Find each line with the word "this" and copy it.

====== THE INPUT ======

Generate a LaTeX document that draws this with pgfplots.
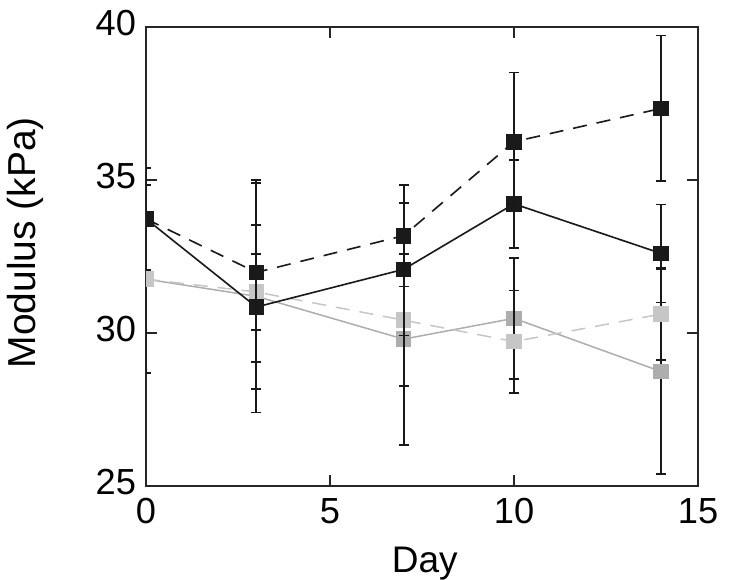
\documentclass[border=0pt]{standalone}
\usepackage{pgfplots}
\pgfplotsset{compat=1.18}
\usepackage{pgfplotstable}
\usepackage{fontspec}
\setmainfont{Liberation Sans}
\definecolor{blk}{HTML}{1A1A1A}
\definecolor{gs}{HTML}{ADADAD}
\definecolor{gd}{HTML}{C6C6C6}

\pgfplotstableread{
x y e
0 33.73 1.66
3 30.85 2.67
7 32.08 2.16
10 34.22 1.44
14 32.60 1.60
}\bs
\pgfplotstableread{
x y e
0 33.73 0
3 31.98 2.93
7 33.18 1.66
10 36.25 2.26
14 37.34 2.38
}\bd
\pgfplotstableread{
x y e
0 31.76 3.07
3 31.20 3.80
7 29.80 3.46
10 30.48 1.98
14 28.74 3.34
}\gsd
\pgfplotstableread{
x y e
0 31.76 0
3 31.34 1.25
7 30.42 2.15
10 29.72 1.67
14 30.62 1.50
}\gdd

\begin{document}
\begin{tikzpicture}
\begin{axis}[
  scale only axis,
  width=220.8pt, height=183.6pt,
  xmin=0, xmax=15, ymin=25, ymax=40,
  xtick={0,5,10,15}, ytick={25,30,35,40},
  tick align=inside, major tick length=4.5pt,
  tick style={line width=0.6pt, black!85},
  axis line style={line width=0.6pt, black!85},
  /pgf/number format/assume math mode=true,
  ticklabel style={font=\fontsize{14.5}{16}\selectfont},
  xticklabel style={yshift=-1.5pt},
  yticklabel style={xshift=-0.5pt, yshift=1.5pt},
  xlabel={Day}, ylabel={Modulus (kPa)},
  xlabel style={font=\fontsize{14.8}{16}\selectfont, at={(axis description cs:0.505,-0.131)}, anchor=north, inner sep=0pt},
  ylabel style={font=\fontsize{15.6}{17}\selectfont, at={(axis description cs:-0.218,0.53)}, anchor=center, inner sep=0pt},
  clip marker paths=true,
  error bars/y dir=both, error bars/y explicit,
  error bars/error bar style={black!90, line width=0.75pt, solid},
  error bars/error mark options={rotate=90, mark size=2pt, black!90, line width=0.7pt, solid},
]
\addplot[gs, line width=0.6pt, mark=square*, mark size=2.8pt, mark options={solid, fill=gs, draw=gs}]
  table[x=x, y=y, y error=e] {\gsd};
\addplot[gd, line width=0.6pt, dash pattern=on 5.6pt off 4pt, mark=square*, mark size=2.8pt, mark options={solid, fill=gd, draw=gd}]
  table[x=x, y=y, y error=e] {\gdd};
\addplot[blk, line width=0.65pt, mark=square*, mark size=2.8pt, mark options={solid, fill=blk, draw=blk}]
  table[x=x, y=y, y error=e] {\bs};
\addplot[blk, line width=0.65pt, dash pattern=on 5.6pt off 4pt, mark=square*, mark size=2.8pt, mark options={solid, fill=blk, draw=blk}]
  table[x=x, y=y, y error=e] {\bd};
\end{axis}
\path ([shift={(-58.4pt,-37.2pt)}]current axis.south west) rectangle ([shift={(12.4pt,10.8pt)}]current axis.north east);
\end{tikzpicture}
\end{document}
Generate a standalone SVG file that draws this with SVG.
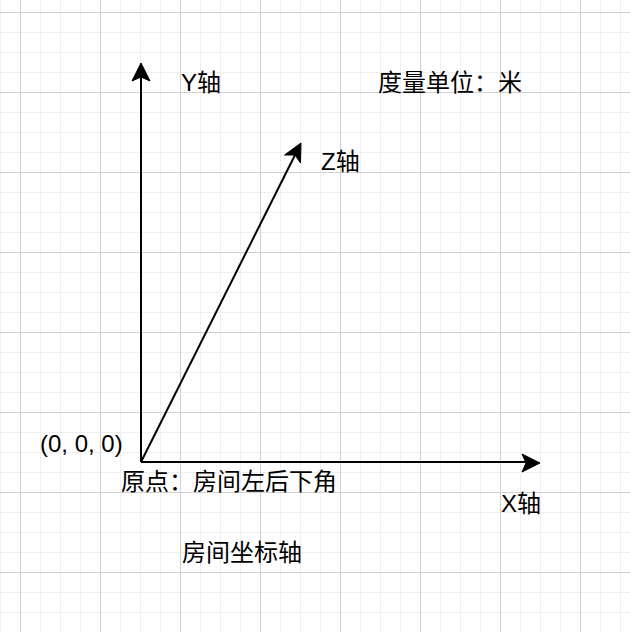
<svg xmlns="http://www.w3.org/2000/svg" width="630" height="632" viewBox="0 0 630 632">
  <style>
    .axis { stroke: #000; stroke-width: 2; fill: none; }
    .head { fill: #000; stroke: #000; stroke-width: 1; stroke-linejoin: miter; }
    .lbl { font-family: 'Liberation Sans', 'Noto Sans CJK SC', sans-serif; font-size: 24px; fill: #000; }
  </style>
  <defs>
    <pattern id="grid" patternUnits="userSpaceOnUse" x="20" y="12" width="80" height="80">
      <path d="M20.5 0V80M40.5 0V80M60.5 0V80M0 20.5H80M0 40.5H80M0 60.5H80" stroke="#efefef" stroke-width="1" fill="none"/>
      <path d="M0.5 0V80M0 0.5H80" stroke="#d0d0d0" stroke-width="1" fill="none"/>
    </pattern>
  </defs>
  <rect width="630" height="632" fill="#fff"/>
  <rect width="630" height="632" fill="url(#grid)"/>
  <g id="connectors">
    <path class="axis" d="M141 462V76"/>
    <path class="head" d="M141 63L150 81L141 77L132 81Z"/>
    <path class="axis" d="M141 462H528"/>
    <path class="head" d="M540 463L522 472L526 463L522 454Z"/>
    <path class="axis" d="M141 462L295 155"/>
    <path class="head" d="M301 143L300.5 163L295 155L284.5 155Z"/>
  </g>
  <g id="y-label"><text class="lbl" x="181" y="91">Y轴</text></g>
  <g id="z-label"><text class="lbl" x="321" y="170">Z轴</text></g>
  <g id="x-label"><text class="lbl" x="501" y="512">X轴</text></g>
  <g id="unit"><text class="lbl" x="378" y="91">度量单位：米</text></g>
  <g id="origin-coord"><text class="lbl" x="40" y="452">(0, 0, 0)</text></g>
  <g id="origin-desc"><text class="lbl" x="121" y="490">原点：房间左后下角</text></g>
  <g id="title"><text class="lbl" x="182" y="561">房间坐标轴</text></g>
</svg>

======

● THE OUTPUT:
Generate a LaTeX document that draws this with pgfplots.
Generate a standalone SVG file that draws this with SVG.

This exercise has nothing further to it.